Ocean5 charts made available online

Éric de Boisséson

 

Ocean5 is ECMWF’s current ocean and sea‐ice analysis system. It provides initial conditions for the ocean and sea‐ice component of ECMWF’s Earth system forecasting system. Ocean5 runs both a behind‐ real‐time stream that produces the Ocean Re‐Analysis System 5 (ORAS5) and a near‐real‐time (NRT) stream. ORAS5 is used for climate monitoring while Ocean5 NRT provides initial conditions for the Centre’s forecasting activities. Charts for each stream are now freely accessible to both internal and external users on the ECMWF website. The case of the North Pacific ‘Blob’ discussed below illustrates how the charts can be used.

ORAS5 page

The ORAS5 web page targets users interested in climate monitoring. The charts on that page show monthly averages of ORAS5 with around a month and a half delay with respect to the current month. Three‐month and yearly averages as well as 11‐year and 21‐year records are also shown. The full period (1979–now) of the reanalysis is covered for users interested in interannual to decadal climate variability. Ocean and sea‐ice charts range from maps to vertical sections and time series. The different charts aim to complement each other. For example, the source of an anomaly in sea‐surface temperature seen in the tropical Pacific can be tracked down by looking at the atmospheric fluxes received by the ocean, the vertical structure of the ocean and the magnitude of ocean transports. The anomaly can also be viewed in the context of the past months to decades and potentially linked to climate patterns, such as the El Niño Southern Oscillation (ENSO), a periodic warming and cooling of the equatorial Pacific Ocean.

Ocean5 NRT page

The Ocean5 NRT page is more limited. It provides daily maps of ocean and sea‐ice parameters to provide an overview of the response of the ocean to current weather events, such as tropical cyclones, or to modes of variability, such as ENSO and the North Atlantic Oscillation. One‐year long longitude–time diagrams at the equator are also available to monitor the evolution of the state of ENSO.

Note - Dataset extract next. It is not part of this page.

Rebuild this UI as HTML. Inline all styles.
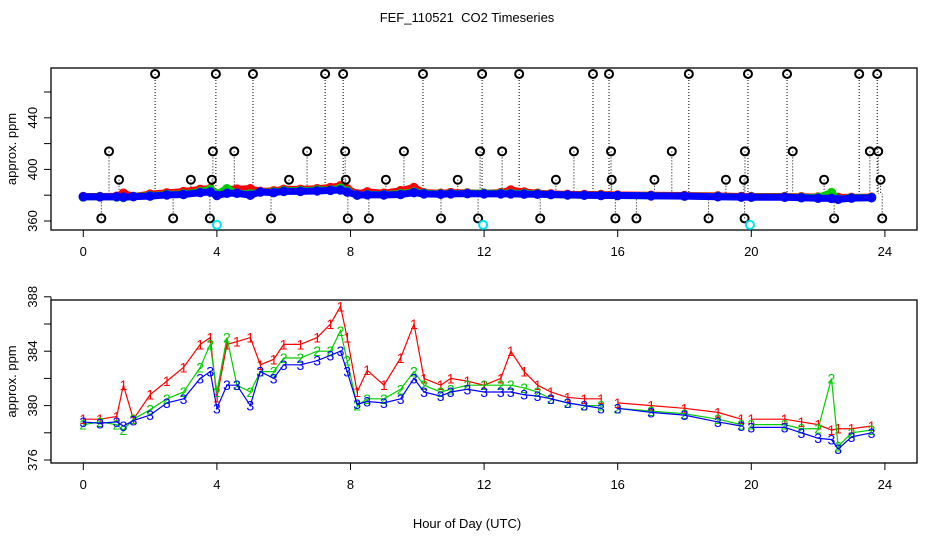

Sea-surface temperature (SST) anomaly on 26 November 2019. This Ocean5 NRT chart shows the SST anomaly on 26 November 2019 computed with respect to the 1993–2016 climate from ORAS5. This kind of chart and many more are freely available to view and download on the ORAS5 and Ocean5 NRT pages on ECMWF’s website.

The North Pacific ‘Blob’

From the implementation of the NRT Ocean5 monitoring page in early November 2019 to the time of writing (mid‐December), the daily sea‐ surface temperature maps showed a persistent anomalously warm water mass off the west coast of North America and Alaska. This is illustrated in the figure for 26 November 2019. The climate community noticed these unusually warm sea‐surface temperatures as early as the end of the summer. The generation of this ‘marine heatwave’ was favoured by an atmospheric blocking event allowing stronger than usual solar radiation to warm the north‐east Pacific in August. The reason behind the scrutiny triggered by this event is its similarity with the long‐lasting marine heatwave in the same area from 2014 to 2016, which was baptised ‘the Blob’ by the community. The ‘Blob’ formed under similar atmospheric conditions as this year’s marine heatwave. It is thought that it may have been reinforced by a teleconnection with ENSO, in particular.

Details of the strength, duration and structure of the 2014–2016 ‘Blob’ can be studied in the ORAS5 charts. The ‘Blob’ is a unique event in the ORAS5 record and its impact on the marine ecosystem was disastrous. At the time of writing, it was unclear whether the current marine heatwave in the same area will be swept away during the winter storm season or whether it is here to stay.